So what does all this mean for CUNY and our libraries? While we may talk about an integrated university there will probably always be the need to strike a balance between centralized and decentralized facets of our organization. When we talk about an institutional repository do we mean one for CUNY, or one for each campus? Our campuses vary in the ways in which they choose to or are able to support their teaching and research missions. There is also variability in funding levels across the libraries. These factors influence development directions and rates of development.
Might this suggest that within the CUNY context we should look for multi-campus solutions? Working collaboratively may have advantages, but may also impede early adopter campuses with process and governance constraints. Another aspect of governance has to do with the balance between administrative and faculty prerogatives. Can CUNY “require” that all faculty participate in an Institutional Repository?
This doesn’t resonate for me, but even with a more voluntary approach there are policy issues to be considered. Who can put in what? Who can take out what? Who pays for all this? Is the content filtered to reflect only scholarly material, however that may be defined, or more free-form, better to enable new modalities of inquiry and communication? If the latter what’s to prevent the devolution of the content into a blogger’s delight of entropy and introspection?
As we move forward there are probably some working assumptions that we will need to make. Among these:
Participation will be voluntary;
Collaboration will be necessary, perhaps even to the level of coordination;
The solutions of today are not necessarily the solutions of tomorrow;
Librarians need to be involved.
As important as basic considerations of access and preservation, when we start to conceptualize the development of a CUNY institutional repository another significant asset that librarians bring to this is our reputation and the trust we have earned over the years on our campuses. As a group we are academic polyglots, able to speak as natives the languages of teachers, scholars, technologists and administrators. Nobody else can do this.
As far as action items
Continue to raise campus awareness about open access, scholarly communication and institutional repositories.
Continue to raise CUNY Central awareness about open access, scholarly communication and institutional repositories.
Keep current with technological developments and projects at other institutions.
I plan to work with the Council of Chief Librarians and can imagine a likely outcome being committee formation. I would like to see two intersecting groups: one to look at content development and marketing; one to focus on technological infrastructure issues.
We have lots to do and really no choice but to move forward. There is no turning back; the days of stability are gone and unrecoverable. But in thinking about the future, I am reminded of the words of Thomas Frey, Executive Director of the DaVinci Institute:
He who controls the weather, will control the world;
He who controls gravity, will control the universe;
He who controls time, will never be around.
Thank you for your time.
References
1. Time Traveler Convention: http://web.mit.edu/adorai/timetraveler/,
consulted
2. Lynch, Clifford
“Institutional Repositories: Essential Infrastructure for
Scholarship in the Digital Age,” ARL Bimonthly Report 226, February
2003.
3. “Defining an Institutional Repository,” Library
Technology Reports July-Aug 2004, ch. 2.
4. Harnad, Stevan
“The Implementation of the
5. SPARC Mission Statement from http://www.arl.org/sparc/,
consulted
6. Baca, Murtha, ed.
Introduction to Metadata: pathways to digital information.

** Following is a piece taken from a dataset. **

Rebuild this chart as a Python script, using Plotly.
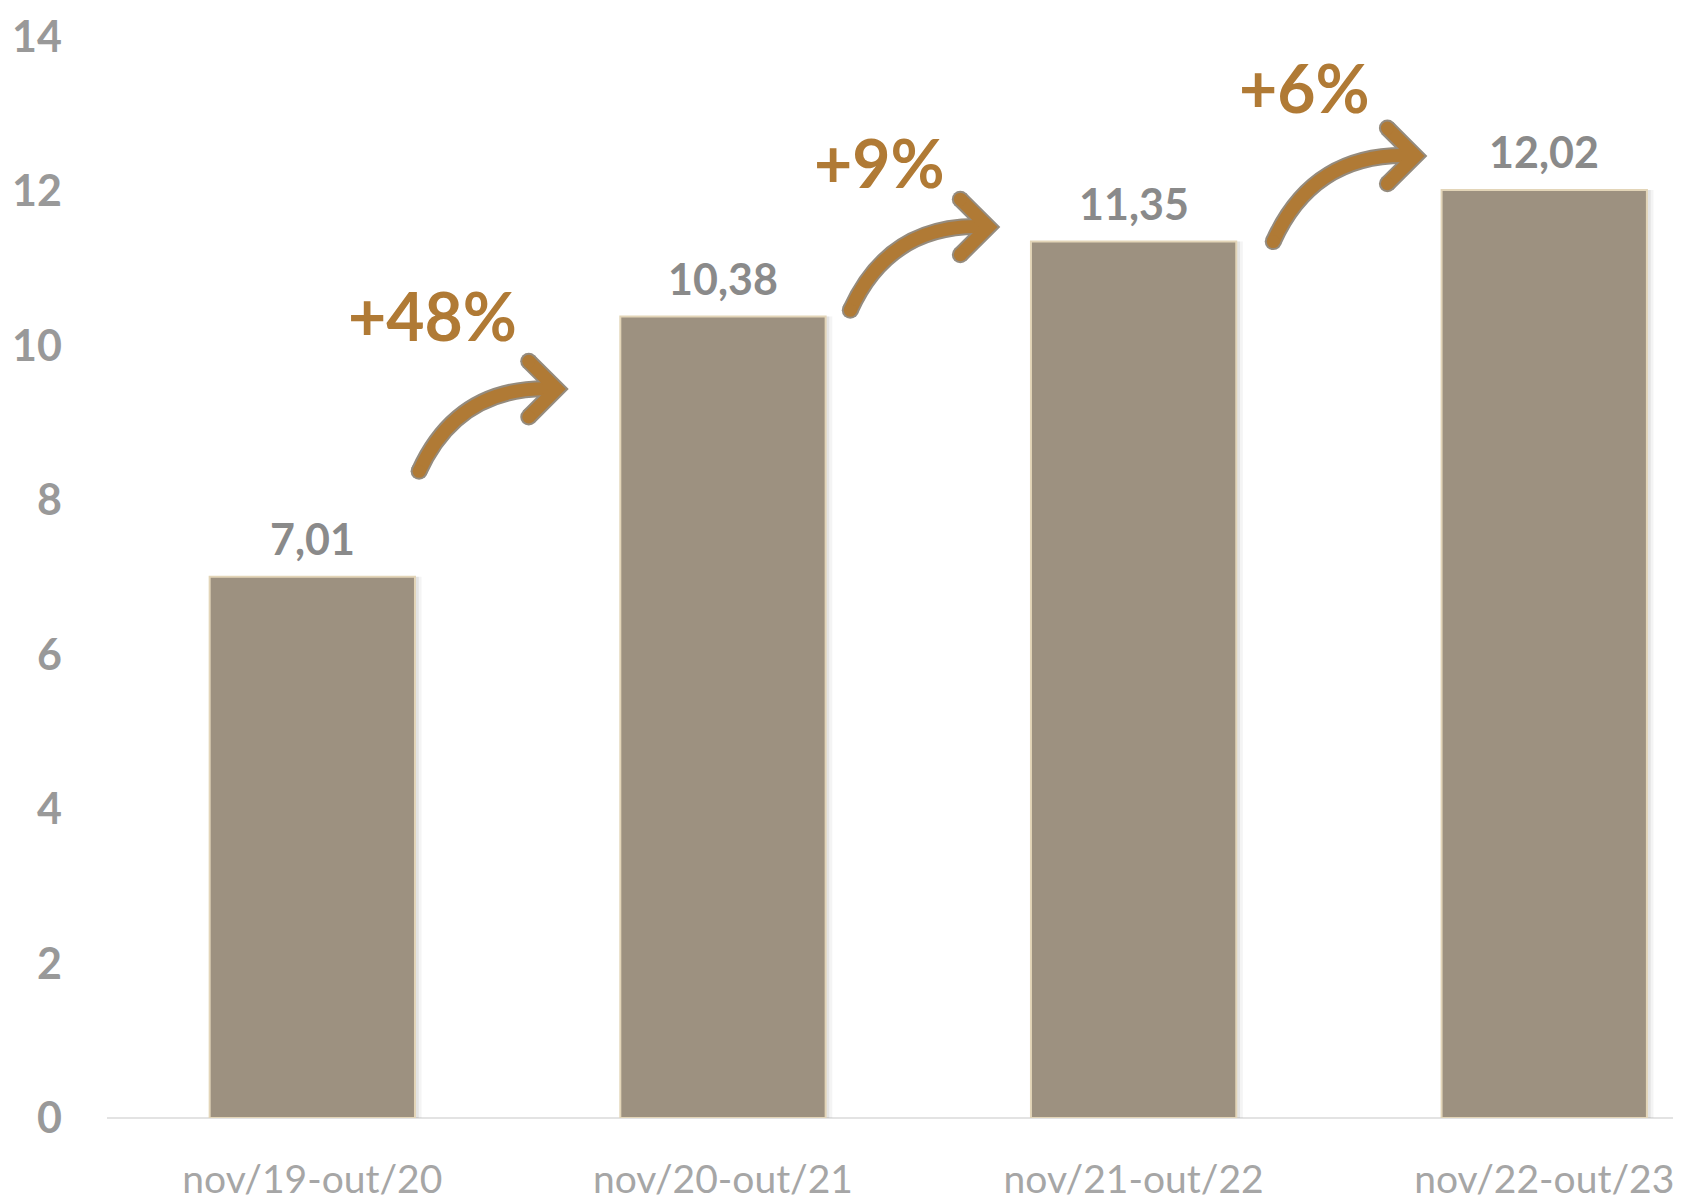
import plotly.graph_objects as go

# ---- data ----
categories = ["nov/19-out/20", "nov/20-out/21", "nov/21-out/22", "nov/22-out/23"]
values = [7.01, 10.38, 11.35, 12.02]
y_ticks = [0, 2, 4, 6, 8, 10, 12, 14]

# ---- styling / layout constants ----
BAR_COLOR = "#9d9180"
BAR_EDGE = "#e3d5b8"
GOLD = "#b07a35"
OUTLINE = "#948b7e"
VAL_COLOR = "#8a8a8a"
TICK_COLOR = "#999999"
CAT_COLOR = "#a6a6a6"

# arrow placement offsets (index units / value units), relative to bars
arrow_start_dx = [0.26, 0.31, 0.34]
arrow_start_dy = [1.365, 0.08, 0.0]
arrow_tip_dx = [-0.405, -0.354, -0.314]
arrow_tip_dy = [-0.94, 0.19, 0.44]
pct_label_dx = [-0.303, -0.266, -0.271]
pct_label_dy = [0.95, 0.835, 0.89]

x_idx = list(range(len(categories)))

fig = go.Figure()
# soft shadow to the right of each bar
for off, alpha in ((0.016, 0.08), (0.009, 0.12)):
    fig.add_trace(go.Bar(
        x=[v + off for v in x_idx], y=values, width=0.5,
        marker=dict(color=f"rgba(110,110,110,{alpha})", line=dict(width=0)),
        hoverinfo="skip",
    ))
fig.add_trace(go.Bar(
    x=x_idx, y=values, width=0.5,
    marker=dict(color=BAR_COLOR, line=dict(color=BAR_EDGE, width=2)),
    hoverinfo="skip",
))

shapes_under = []
shapes_over = []
annotations = []


def cap(x, y, r, color):
    return dict(type="circle", xref="x", yref="y", xsizemode="pixel", ysizemode="pixel",
                xanchor=x, yanchor=y, x0=-r, x1=r, y0=-r, y1=r,
                fillcolor=color, line=dict(width=0), layer="above")


for i in range(len(values) - 1):
    x0 = x_idx[i] + arrow_start_dx[i]
    y0 = values[i] + arrow_start_dy[i]
    x1 = x_idx[i + 1] + arrow_tip_dx[i]
    y1 = values[i + 1] + arrow_tip_dy[i]
    cx = x0 + 0.29 * (x1 - x0)
    cy = y0 + 1.07 * (y1 - y0)
    ax = x1 - 0.068
    ady = 0.36
    curve = f"M {x0},{y0} Q {cx},{cy} {x1},{y1}"
    head = f"M {ax},{y1+ady} L {x1},{y1} L {ax},{y1-ady}"
    ends = [(x0, y0), (ax, y1 + ady), (ax, y1 - ady)]
    for path in (curve, head):
        shapes_under.append(dict(type="path", path=path, xref="x", yref="y",
                                 line=dict(color=OUTLINE, width=17), layer="above"))
    for ex, ey in ends:
        shapes_under.append(cap(ex, ey, 8.5, OUTLINE))
    for path in (curve, head):
        shapes_over.append(dict(type="path", path=path, xref="x", yref="y",
                                line=dict(color=GOLD, width=13), layer="above"))
    for ex, ey in ends:
        shapes_over.append(cap(ex, ey, 6.5, GOLD))
    pct = round((values[i + 1] / values[i] - 1) * 100)
    annotations.append(dict(
        x=x1 + pct_label_dx[i], y=y1 + pct_label_dy[i], xref="x", yref="y",
        text=f"+{pct}%", showarrow=False,
        font=dict(family="Lato", size=66, color=GOLD, weight="bold"),
    ))

for xi, v in zip(x_idx, values):
    annotations.append(dict(
        x=xi, y=v, xref="x", yref="y", yanchor="bottom", yshift=11,
        text=f"{v:.2f}".replace(".", ","), showarrow=False,
        font=dict(family="Lato", size=43, color=VAL_COLOR, weight="bold"),
    ))

# page body has an 8px margin: size the figure so the plot lands where intended
fig.update_layout(
    width=1673, height=1195,
    margin=dict(l=99, r=0, t=29, b=85),
    paper_bgcolor="white", plot_bgcolor="white",
    separators=",.",
    showlegend=False,
    barmode="overlay",
    shapes=shapes_under + shapes_over, annotations=annotations,
    xaxis=dict(
        range=[-0.5, 3.333], tickmode="array", tickvals=x_idx, ticktext=categories,
        showgrid=False, zeroline=False, showline=False, ticks="", automargin=False,
        tickfont=dict(family="Lato", size=39, color=CAT_COLOR),
        ticklabelstandoff=35,
    ),
    yaxis=dict(
        range=[0, 14], tickmode="array", tickvals=y_ticks, automargin=False,
        showgrid=False, zeroline=True, zerolinecolor="#e3e3e3", zerolinewidth=2,
        showline=False, ticks="",
        tickfont=dict(family="Lato", size=43, color=TICK_COLOR, weight="bold"),
        ticklabelstandoff=44,
    ),
)

fig.write_html("out.html")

http://www.getty.edu/research/conducting_research/standards/intrometadata/index.html
7. David Seaman.
“Institutional Repositories, an overview,” Joint Information
Systems Committee (JISC)
Programme Meeting,
8. Hans E. Roosendaal and Peter A. Th. M. Geurts, “Forces and functions in scientific communication: an analysis of their interplay, CRISP 97 Cooperative Research Information Systems in Physics, last viewed May 18, 2005, at http://www.physik.uni-oldenburg.de/conferences/crisp97/roosendaal.html.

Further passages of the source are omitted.